Start of Records for this exercise

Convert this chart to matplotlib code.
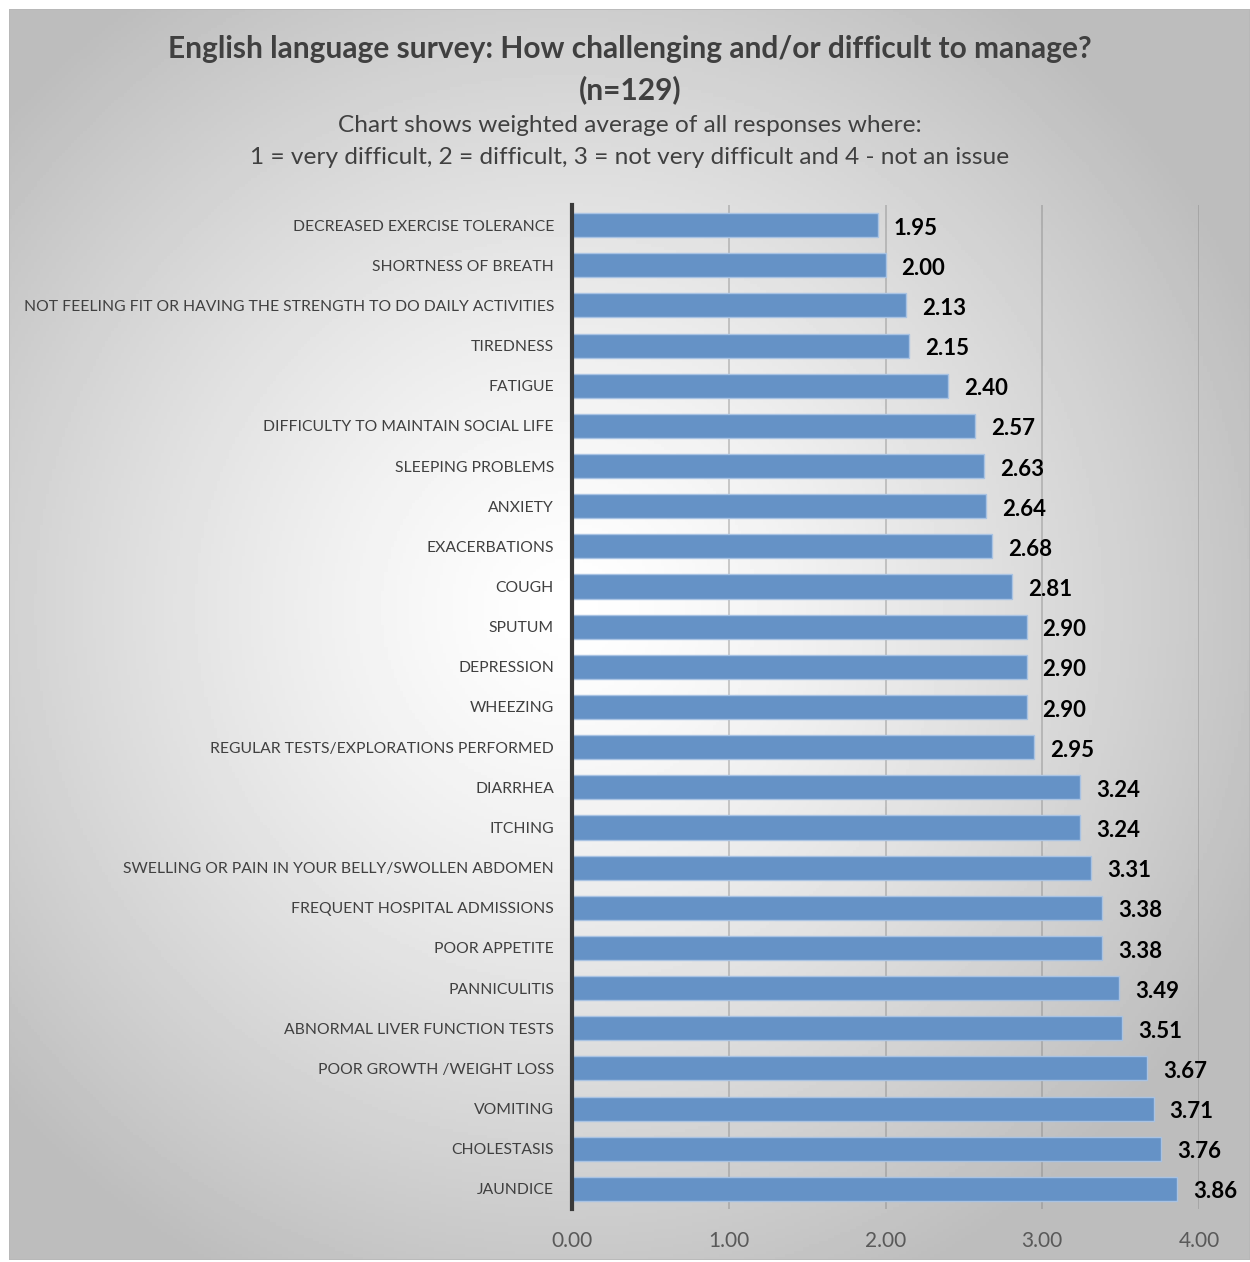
import numpy as np
import matplotlib.pyplot as plt

categories = [
    "DECREASED EXERCISE TOLERANCE", "SHORTNESS OF BREATH",
    "NOT FEELING FIT OR HAVING THE STRENGTH TO DO DAILY ACTIVITIES",
    "TIREDNESS", "FATIGUE", "DIFFICULTY TO MAINTAIN SOCIAL LIFE",
    "SLEEPING PROBLEMS", "ANXIETY", "EXACERBATIONS", "COUGH", "SPUTUM",
    "DEPRESSION", "WHEEZING", "REGULAR TESTS/EXPLORATIONS PERFORMED",
    "DIARRHEA", "ITCHING", "SWELLING OR PAIN IN YOUR BELLY/SWOLLEN ABDOMEN",
    "FREQUENT HOSPITAL ADMISSIONS", "POOR APPETITE", "PANNICULITIS",
    "ABNORMAL LIVER FUNCTION TESTS", "POOR GROWTH /WEIGHT LOSS", "VOMITING",
    "CHOLESTASIS", "JAUNDICE",
]
scores = [1.95, 2.00, 2.13, 2.15, 2.40, 2.57, 2.63, 2.64, 2.68, 2.81, 2.90,
          2.90, 2.90, 2.95, 3.24, 3.24, 3.31, 3.38, 3.38, 3.49, 3.51, 3.67,
          3.71, 3.76, 3.86]
x_ticks = [0, 1, 2, 3, 4]

W, H = 1250, 1262
fig = plt.figure(figsize=(W / 100, H / 100), dpi=100, facecolor="white")
plt.rcParams["font.family"] = ["Lato", "DejaVu Sans"]

# panel with a radial grey gradient
bg = fig.add_axes([9 / W, 2 / H, 1241 / W, 1251 / H])
gx, gy = np.meshgrid(np.linspace(0, 1241, 400), np.linspace(0, 1251, 400))
r = np.hypot((gx - 560) / 900, (gy - 600) / 900)
shade = np.clip(1.0 - 0.33 * r ** 1.3, 0.74, 1.0)
bg.imshow(shade, cmap="gray", vmin=0, vmax=1, aspect="auto",
          extent=[0, 1, 0, 1], origin="upper")
bg.set_axis_off()
bg.add_patch(plt.Rectangle((0, 0), 1, 1, transform=bg.transAxes, fill=False,
                           edgecolor="#b8b8b8", lw=1.2))

# plot area: x 572..1199 px, y 205..1209 px
left, right = 572, 1199
top, bottom = 205, 1209
ax = fig.add_axes([left / W, 1 - bottom / H, (right - left) / W, (bottom - top) / H])
ax.patch.set_alpha(0)

ypos = np.arange(len(categories))
ax.barh(ypos, scores, height=0.6, color="#6592c6", edgecolor="#a9c3e3",
        linewidth=1.0, zorder=3)
for y, v in zip(ypos, scores):
    ax.annotate(f"{v:.2f}", (v, y), xytext=(11.5, -2.2), textcoords="offset points",
                ha="left", va="center", fontsize=16, fontweight="bold",
                color="black", zorder=4)

ax.set_ylim(len(categories) - 0.5, -0.5)
ax.set_xlim(0, 4)
ax.set_xticks(x_ticks)
ax.set_xticklabels([f"{t:.2f}" for t in x_ticks], fontsize=15, color="#595959")
ax.set_yticks(ypos)
ax.set_yticklabels(categories, fontsize=11.35, color="#404040")
ax.tick_params(axis="both", length=0)
ax.tick_params(axis="x", pad=16)
ax.tick_params(axis="y", pad=13)
ax.xaxis.grid(True, color="#808080", alpha=0.45, lw=1.2, zorder=1)
ax.set_axisbelow(True)
for s in ["top", "right", "bottom"]:
    ax.spines[s].set_visible(False)
ax.spines["left"].set_color("#3a3a3a")
ax.spines["left"].set_linewidth(3)
ax.spines["left"].set_zorder(5)

fig.text(630 / W, 1 - 49 / H, "English language survey: How challenging and/or difficult to manage?",
         ha="center", va="center", fontsize=21.5, fontweight="bold", color="#404040")
fig.text(630 / W, 1 - 90 / H, "(n=129)",
         ha="center", va="center", fontsize=21.5, fontweight="bold", color="#404040")
fig.text(630 / W, 1 - 125 / H, "Chart shows weighted average of all responses where:",
         ha="center", va="center", fontsize=17.6, color="#404040")
fig.text(630 / W, 1 - 157 / H,
         "1 = very difficult, 2 = difficult, 3 = not very difficult and 4 - not an issue",
         ha="center", va="center", fontsize=17.6, color="#404040")

fig.savefig("out.png", dpi=100, facecolor="white")
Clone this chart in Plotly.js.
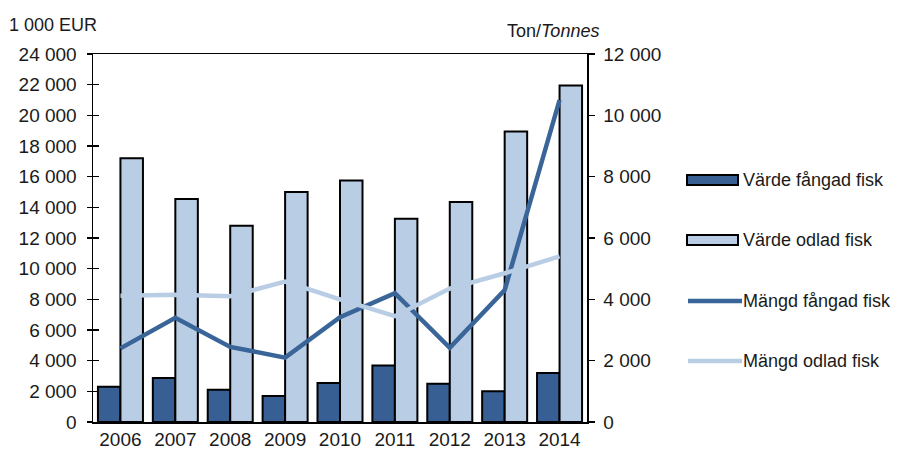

End of Records for this exercise

= What to produce =
Extract the full listing above verbatim; pictures are to be left out of the copy.

= Solution to this task =
Convert this chart to matplotlib code.
import numpy as np
import matplotlib.pyplot as plt

categories = [
    "DECREASED EXERCISE TOLERANCE", "SHORTNESS OF BREATH",
    "NOT FEELING FIT OR HAVING THE STRENGTH TO DO DAILY ACTIVITIES",
    "TIREDNESS", "FATIGUE", "DIFFICULTY TO MAINTAIN SOCIAL LIFE",
    "SLEEPING PROBLEMS", "ANXIETY", "EXACERBATIONS", "COUGH", "SPUTUM",
    "DEPRESSION", "WHEEZING", "REGULAR TESTS/EXPLORATIONS PERFORMED",
    "DIARRHEA", "ITCHING", "SWELLING OR PAIN IN YOUR BELLY/SWOLLEN ABDOMEN",
    "FREQUENT HOSPITAL ADMISSIONS", "POOR APPETITE", "PANNICULITIS",
    "ABNORMAL LIVER FUNCTION TESTS", "POOR GROWTH /WEIGHT LOSS", "VOMITING",
    "CHOLESTASIS", "JAUNDICE",
]
scores = [1.95, 2.00, 2.13, 2.15, 2.40, 2.57, 2.63, 2.64, 2.68, 2.81, 2.90,
          2.90, 2.90, 2.95, 3.24, 3.24, 3.31, 3.38, 3.38, 3.49, 3.51, 3.67,
          3.71, 3.76, 3.86]
x_ticks = [0, 1, 2, 3, 4]

W, H = 1250, 1262
fig = plt.figure(figsize=(W / 100, H / 100), dpi=100, facecolor="white")
plt.rcParams["font.family"] = ["Lato", "DejaVu Sans"]

# panel with a radial grey gradient
bg = fig.add_axes([9 / W, 2 / H, 1241 / W, 1251 / H])
gx, gy = np.meshgrid(np.linspace(0, 1241, 400), np.linspace(0, 1251, 400))
r = np.hypot((gx - 560) / 900, (gy - 600) / 900)
shade = np.clip(1.0 - 0.33 * r ** 1.3, 0.74, 1.0)
bg.imshow(shade, cmap="gray", vmin=0, vmax=1, aspect="auto",
          extent=[0, 1, 0, 1], origin="upper")
bg.set_axis_off()
bg.add_patch(plt.Rectangle((0, 0), 1, 1, transform=bg.transAxes, fill=False,
                           edgecolor="#b8b8b8", lw=1.2))

# plot area: x 572..1199 px, y 205..1209 px
left, right = 572, 1199
top, bottom = 205, 1209
ax = fig.add_axes([left / W, 1 - bottom / H, (right - left) / W, (bottom - top) / H])
ax.patch.set_alpha(0)

ypos = np.arange(len(categories))
ax.barh(ypos, scores, height=0.6, color="#6592c6", edgecolor="#a9c3e3",
        linewidth=1.0, zorder=3)
for y, v in zip(ypos, scores):
    ax.annotate(f"{v:.2f}", (v, y), xytext=(11.5, -2.2), textcoords="offset points",
                ha="left", va="center", fontsize=16, fontweight="bold",
                color="black", zorder=4)

ax.set_ylim(len(categories) - 0.5, -0.5)
ax.set_xlim(0, 4)
ax.set_xticks(x_ticks)
ax.set_xticklabels([f"{t:.2f}" for t in x_ticks], fontsize=15, color="#595959")
ax.set_yticks(ypos)
ax.set_yticklabels(categories, fontsize=11.35, color="#404040")
ax.tick_params(axis="both", length=0)
ax.tick_params(axis="x", pad=16)
ax.tick_params(axis="y", pad=13)
ax.xaxis.grid(True, color="#808080", alpha=0.45, lw=1.2, zorder=1)
ax.set_axisbelow(True)
for s in ["top", "right", "bottom"]:
    ax.spines[s].set_visible(False)
ax.spines["left"].set_color("#3a3a3a")
ax.spines["left"].set_linewidth(3)
ax.spines["left"].set_zorder(5)

fig.text(630 / W, 1 - 49 / H, "English language survey: How challenging and/or difficult to manage?",
         ha="center", va="center", fontsize=21.5, fontweight="bold", color="#404040")
fig.text(630 / W, 1 - 90 / H, "(n=129)",
         ha="center", va="center", fontsize=21.5, fontweight="bold", color="#404040")
fig.text(630 / W, 1 - 125 / H, "Chart shows weighted average of all responses where:",
         ha="center", va="center", fontsize=17.6, color="#404040")
fig.text(630 / W, 1 - 157 / H,
         "1 = very difficult, 2 = difficult, 3 = not very difficult and 4 - not an issue",
         ha="center", va="center", fontsize=17.6, color="#404040")

fig.savefig("out.png", dpi=100, facecolor="white")
Clone this chart in Plotly.js.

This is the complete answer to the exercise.